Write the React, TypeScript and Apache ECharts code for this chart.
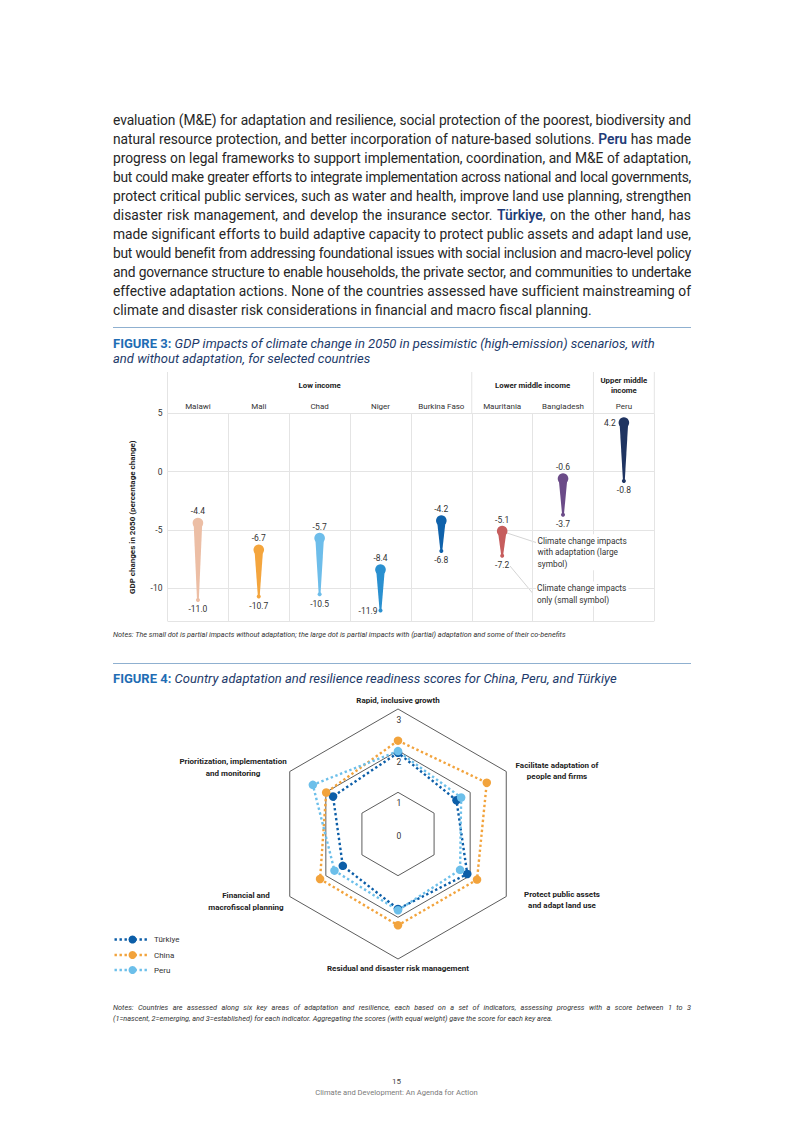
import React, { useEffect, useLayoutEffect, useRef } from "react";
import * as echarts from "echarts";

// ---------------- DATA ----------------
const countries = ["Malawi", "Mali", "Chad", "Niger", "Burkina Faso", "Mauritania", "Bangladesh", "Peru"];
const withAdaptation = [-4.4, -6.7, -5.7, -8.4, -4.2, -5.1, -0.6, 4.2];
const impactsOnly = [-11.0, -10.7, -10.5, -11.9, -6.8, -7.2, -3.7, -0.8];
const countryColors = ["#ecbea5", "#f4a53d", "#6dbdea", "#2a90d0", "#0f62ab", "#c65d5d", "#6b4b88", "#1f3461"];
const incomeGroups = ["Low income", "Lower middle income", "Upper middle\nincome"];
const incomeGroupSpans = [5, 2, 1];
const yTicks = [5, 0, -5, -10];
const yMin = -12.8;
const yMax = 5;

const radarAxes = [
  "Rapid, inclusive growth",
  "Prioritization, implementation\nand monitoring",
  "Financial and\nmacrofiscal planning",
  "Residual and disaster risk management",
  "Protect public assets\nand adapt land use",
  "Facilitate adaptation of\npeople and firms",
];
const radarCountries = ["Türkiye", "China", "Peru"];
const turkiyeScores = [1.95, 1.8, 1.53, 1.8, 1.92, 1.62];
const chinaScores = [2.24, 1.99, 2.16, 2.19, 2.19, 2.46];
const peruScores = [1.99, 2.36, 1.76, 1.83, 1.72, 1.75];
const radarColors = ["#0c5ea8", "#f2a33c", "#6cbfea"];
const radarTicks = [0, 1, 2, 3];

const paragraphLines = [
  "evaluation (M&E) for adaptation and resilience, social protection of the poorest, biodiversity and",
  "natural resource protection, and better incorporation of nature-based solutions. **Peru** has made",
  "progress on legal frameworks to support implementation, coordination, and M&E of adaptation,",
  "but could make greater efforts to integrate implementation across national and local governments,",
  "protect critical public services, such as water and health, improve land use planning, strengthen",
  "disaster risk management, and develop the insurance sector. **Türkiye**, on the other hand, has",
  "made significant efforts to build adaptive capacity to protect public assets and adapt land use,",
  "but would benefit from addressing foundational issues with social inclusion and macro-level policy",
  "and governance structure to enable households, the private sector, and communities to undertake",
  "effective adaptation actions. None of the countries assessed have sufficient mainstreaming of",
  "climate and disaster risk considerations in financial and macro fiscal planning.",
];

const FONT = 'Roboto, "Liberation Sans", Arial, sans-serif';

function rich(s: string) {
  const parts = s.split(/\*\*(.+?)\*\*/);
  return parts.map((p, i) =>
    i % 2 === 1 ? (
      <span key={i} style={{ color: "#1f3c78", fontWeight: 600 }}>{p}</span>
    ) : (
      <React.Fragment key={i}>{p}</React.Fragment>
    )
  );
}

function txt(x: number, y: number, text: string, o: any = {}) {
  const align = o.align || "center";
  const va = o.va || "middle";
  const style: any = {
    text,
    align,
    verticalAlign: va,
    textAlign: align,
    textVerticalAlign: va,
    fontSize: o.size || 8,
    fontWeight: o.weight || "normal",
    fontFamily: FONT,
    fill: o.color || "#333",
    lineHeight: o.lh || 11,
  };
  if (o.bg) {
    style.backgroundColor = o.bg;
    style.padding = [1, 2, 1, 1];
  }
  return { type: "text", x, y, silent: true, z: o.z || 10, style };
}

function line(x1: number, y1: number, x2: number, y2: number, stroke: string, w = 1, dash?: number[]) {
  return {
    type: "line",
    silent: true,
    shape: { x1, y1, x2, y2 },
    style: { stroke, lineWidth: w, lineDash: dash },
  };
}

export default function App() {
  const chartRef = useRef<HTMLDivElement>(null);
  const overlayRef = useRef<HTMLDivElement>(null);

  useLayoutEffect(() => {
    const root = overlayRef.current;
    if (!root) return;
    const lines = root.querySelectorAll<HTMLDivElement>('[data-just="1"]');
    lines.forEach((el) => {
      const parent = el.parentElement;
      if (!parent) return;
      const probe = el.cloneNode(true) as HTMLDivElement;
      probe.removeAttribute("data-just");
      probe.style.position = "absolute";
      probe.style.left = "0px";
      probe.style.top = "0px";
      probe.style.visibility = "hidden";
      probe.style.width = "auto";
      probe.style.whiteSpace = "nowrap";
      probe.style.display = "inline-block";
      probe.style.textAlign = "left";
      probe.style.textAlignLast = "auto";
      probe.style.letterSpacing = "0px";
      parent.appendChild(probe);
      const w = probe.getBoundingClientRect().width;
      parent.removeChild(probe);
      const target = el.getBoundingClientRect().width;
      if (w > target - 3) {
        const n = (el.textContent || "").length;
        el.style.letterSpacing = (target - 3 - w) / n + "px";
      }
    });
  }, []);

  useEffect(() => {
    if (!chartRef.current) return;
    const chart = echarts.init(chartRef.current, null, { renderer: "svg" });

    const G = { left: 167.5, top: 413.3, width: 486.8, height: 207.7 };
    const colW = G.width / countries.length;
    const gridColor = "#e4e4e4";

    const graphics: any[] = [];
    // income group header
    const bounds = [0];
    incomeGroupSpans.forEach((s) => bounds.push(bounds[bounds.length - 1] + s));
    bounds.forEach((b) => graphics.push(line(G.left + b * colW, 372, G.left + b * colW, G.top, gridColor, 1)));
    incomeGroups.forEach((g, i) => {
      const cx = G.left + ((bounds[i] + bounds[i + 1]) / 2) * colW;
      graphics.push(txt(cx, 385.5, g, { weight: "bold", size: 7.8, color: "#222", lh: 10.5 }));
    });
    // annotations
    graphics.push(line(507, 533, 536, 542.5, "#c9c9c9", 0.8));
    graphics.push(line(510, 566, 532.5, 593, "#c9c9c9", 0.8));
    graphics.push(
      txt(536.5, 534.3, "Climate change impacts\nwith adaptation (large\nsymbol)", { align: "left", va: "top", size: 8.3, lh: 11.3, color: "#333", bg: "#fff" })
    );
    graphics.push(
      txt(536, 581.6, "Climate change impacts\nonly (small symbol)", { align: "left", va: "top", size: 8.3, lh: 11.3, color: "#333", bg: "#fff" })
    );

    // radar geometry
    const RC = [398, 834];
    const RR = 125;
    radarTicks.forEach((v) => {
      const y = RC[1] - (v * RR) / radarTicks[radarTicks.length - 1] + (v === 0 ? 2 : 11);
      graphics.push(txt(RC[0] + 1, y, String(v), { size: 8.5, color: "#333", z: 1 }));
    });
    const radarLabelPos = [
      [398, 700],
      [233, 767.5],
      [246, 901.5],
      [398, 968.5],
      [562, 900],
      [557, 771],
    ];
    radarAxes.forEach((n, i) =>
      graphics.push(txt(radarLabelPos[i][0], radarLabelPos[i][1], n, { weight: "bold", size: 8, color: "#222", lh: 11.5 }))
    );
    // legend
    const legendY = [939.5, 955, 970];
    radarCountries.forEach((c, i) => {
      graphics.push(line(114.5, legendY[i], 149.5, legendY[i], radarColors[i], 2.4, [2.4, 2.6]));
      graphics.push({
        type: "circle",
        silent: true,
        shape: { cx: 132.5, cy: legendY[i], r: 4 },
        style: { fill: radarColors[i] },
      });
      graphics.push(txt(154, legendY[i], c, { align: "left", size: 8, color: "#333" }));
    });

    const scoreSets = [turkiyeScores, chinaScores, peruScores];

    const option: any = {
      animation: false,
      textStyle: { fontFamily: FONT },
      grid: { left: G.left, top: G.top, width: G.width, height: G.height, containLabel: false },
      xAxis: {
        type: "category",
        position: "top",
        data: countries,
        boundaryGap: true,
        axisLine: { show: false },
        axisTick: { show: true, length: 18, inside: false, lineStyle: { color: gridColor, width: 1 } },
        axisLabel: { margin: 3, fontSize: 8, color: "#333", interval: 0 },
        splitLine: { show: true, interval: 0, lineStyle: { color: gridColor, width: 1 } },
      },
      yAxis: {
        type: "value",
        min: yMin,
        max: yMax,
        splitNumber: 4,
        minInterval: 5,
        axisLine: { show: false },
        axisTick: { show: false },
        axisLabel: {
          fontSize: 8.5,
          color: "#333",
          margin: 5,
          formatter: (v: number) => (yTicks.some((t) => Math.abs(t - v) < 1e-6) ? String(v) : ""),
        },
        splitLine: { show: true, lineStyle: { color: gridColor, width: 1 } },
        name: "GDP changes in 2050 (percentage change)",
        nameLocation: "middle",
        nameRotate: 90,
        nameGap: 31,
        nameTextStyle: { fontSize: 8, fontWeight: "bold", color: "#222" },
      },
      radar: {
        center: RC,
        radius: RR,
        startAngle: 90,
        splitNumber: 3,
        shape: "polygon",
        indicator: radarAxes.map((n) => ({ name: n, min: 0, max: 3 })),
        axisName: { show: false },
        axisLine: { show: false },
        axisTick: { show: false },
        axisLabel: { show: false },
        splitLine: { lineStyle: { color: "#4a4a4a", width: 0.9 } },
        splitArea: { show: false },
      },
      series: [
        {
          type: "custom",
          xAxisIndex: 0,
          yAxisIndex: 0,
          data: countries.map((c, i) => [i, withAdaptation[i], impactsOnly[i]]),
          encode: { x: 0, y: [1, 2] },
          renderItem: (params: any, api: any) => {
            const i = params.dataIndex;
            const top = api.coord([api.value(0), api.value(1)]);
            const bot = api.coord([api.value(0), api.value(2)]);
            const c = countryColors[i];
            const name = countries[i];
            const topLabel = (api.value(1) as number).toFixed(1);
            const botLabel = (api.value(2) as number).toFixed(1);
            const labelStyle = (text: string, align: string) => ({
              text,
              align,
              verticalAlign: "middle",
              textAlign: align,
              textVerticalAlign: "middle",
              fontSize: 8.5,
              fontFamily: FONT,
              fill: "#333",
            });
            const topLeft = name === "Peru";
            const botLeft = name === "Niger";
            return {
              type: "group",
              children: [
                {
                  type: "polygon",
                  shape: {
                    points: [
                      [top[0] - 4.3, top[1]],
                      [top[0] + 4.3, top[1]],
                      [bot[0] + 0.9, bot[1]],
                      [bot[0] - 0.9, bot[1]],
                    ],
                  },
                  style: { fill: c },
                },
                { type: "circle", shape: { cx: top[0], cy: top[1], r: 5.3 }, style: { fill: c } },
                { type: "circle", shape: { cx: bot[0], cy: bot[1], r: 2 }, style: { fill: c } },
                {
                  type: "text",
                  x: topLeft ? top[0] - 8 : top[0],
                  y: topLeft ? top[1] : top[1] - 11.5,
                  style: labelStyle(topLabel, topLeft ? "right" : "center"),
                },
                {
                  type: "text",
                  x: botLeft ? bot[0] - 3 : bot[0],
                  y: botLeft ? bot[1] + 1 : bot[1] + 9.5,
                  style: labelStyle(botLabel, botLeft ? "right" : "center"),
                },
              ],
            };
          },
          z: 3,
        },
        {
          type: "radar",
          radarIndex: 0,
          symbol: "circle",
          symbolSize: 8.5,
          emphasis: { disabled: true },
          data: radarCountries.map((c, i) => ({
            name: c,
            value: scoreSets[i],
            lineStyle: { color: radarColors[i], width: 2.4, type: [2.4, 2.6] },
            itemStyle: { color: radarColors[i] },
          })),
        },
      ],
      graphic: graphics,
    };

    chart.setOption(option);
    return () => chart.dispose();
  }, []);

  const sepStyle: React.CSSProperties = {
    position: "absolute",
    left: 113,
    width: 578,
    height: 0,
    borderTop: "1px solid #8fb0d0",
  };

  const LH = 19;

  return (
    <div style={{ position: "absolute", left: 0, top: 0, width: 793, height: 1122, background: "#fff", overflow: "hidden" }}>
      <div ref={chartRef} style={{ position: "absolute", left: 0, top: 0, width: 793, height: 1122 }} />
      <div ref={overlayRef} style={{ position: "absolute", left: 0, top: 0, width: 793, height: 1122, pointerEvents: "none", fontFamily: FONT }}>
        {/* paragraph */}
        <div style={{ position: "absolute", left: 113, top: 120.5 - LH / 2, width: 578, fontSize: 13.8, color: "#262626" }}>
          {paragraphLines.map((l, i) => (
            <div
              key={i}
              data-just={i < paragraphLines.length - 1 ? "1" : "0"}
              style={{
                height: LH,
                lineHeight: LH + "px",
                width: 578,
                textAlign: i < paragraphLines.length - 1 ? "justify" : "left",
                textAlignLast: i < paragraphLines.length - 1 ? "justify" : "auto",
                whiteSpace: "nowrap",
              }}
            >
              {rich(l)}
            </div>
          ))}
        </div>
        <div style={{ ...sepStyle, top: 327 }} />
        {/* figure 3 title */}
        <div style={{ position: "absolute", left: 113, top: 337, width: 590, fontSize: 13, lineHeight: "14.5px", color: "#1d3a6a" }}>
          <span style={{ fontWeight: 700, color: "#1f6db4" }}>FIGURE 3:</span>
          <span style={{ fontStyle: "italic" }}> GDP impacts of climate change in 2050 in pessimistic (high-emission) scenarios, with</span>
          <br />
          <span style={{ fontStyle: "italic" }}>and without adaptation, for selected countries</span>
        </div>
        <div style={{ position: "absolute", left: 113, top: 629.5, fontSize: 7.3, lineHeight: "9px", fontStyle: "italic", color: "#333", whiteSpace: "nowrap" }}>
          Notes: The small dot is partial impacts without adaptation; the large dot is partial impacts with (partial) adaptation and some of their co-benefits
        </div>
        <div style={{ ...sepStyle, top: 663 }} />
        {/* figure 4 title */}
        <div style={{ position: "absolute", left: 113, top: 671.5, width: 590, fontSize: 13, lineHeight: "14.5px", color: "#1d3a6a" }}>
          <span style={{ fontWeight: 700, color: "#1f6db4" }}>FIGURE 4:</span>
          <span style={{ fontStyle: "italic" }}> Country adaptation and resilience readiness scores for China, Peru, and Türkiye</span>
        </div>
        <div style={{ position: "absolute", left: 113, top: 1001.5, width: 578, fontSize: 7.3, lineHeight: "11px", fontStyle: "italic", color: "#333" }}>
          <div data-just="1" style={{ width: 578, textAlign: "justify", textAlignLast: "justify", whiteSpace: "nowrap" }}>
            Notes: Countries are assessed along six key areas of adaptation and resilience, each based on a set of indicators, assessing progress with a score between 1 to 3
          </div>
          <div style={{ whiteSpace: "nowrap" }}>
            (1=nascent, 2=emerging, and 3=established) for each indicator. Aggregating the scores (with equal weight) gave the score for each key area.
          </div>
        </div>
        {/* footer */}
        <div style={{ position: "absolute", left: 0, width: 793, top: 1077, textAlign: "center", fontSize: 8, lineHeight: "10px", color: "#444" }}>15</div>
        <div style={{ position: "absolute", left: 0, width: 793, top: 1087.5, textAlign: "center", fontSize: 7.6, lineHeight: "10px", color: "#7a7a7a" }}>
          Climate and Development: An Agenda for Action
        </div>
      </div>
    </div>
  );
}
==============================
### What is asked
Repeat, exactly and in full, each line from the start of the data to the line that contains "import * as". Pictures do not go in.

### Exercise solution
Write the React, TypeScript and Apache ECharts code for this chart.
import React, { useEffect, useLayoutEffect, useRef } from "react";
import * as echarts from "echarts";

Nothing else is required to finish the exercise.